2 minute read / Jun 11, 2015 /
Startup Best Practices 12 - Customer Success Compensation
Compensation structures are one of the most interesting questions facing customer success organizations in software startups. How should customer success leaders structure their team’s compensation in order to align the objectives of individual customer success managers with those of the larger business?
At the Customer Success Summit, Boaz Maor, VP of Customer Success at Mashery presented his rubric for answering this question. I have copied his table below.
Management Objective | Examples | Weight |
---|---|---|
Product Adoption | Consistency of feature usage, the fraction of active seats | 10% |
Program Expansion | New use of other product features and services; new department using product | 15% |
Value to Customer | Is the customer measuring ROI from our product? How compelling is the ROI? | 20% |
Relationship | Weekly or monthly update calls with relationship owner; occasional calls with executive champion | 15% |
Non-Monetary Value | Customer willing to provide references and/or case study; customer sends referrals | 20% |
Monetary Value | Identify a number of leads for upsell, contract renewal rate | 20% |
At Mashery, customer success managers are evaluated on five different objectives: product adoption, program expansion, value to customer/ROI, strength of the relationship, non-monetary value, and monetary value. Each field has a corresponding weight, used to calculate the ultimate bonus for the CSM.

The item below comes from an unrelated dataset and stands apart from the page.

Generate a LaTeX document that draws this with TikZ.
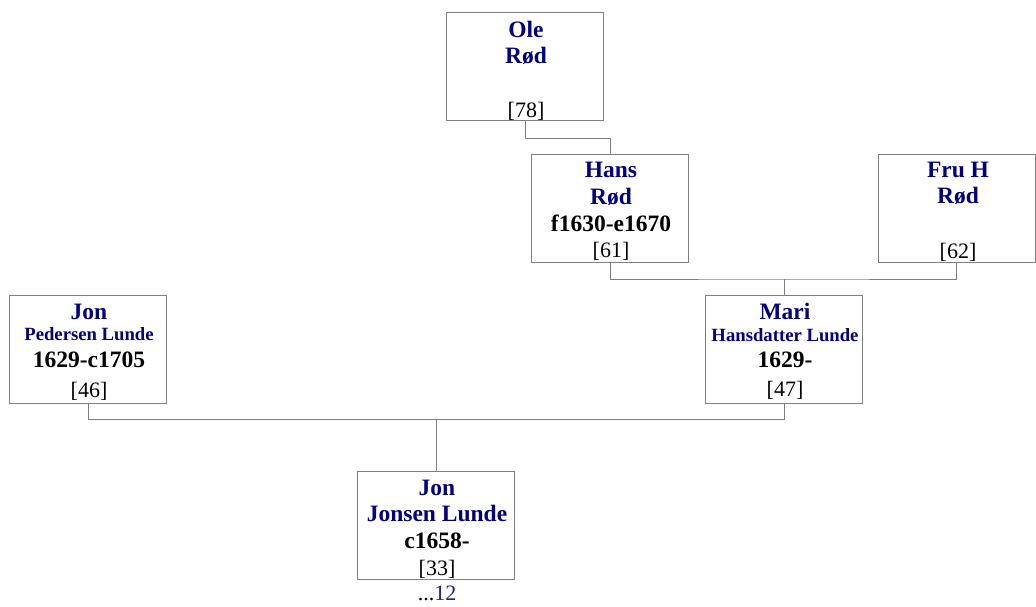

Like sales compensation plans, customer success compensation plans should evolve to serve the business’s needs. Using a rubric like this, Mashery’s management team could, for example, decide that in the next six months, upsells of existing customers are the most important strategic priority. So Boaz might increase the weight of the Monetary Value component, and in particular the identification of upsell leads.
Additionally, a structured compensation plan like the one used by Mashery clearly communicates the expectations to each individual customer success manager. So it can be a great management tool.